The year 2011 brought great changes to both Japan and Germany in the field of energy policy. Following the Fukushima catastrophe, the Japanese government published a White Paper in October 2011 confirming that “Japan’s dependency on nuclear energy will be reduced as much as possible in the medium-range and long-range future.” The paper also highlights weaknesses in the Japanese energy system and says that a new energy policy will be developed by mid-2012. However, energy policy remains a highly controversial issue in Japan.
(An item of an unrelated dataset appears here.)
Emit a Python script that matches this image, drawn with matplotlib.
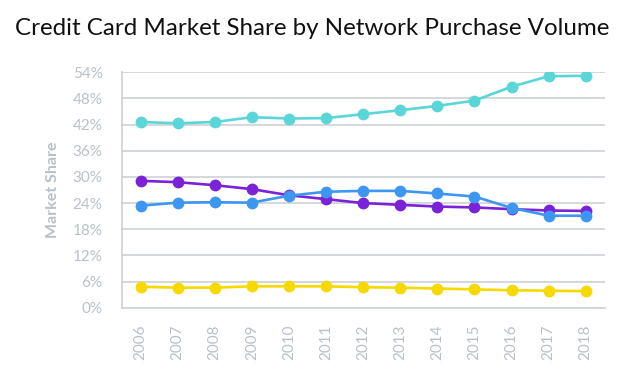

In the aftermath of the Fukushima catastrophe, Germany announced that it will shut down all of its nuclear power stations by 2022. For several years now, Germany has been in a leading position in the renewable energy sector. Economically weak regions such as the Ruhr area and the Eastern federal states have managed to achieve “green growth” by hosting and building businesses in solar power, wind power and other renewable energy technologies. In the photovoltaic sector alone, employment rose from 63,000 in 2009 to 133,000 in early 2011. For all areas of renewables combined, it is estimated that there will be a total of more than 500,000 jobs by 2030. In Germany renewables are widely seen as a chance and a source for new jobs. Nonetheless controversies about infrastructure and new grids, prices etc. remain.
From February 26 to March 1, the Friedrich Ebert Foundation and the Japanese-German Center Berlin will host a delegation from Japan to study and discuss Germany’s nuclear phase-out as well as perspectives for alternative energy sources in Germany and Japan. The program is targeted at political decision-makers (from the national, regional, local levels), journalists, NGO representatives, researchers and think tankers.
The program will be composed of bilateral talks with German experts from ministries, Parliament, think tanks, universities, businesses, civil society and interest groups as well as a field visit and a concluding panel discussion on February 29, 2012, at 4 p.m.at the JDZB. The program will be held in English (with the exception of the panel discussion which will be interpreted German-Japanese simultaneously).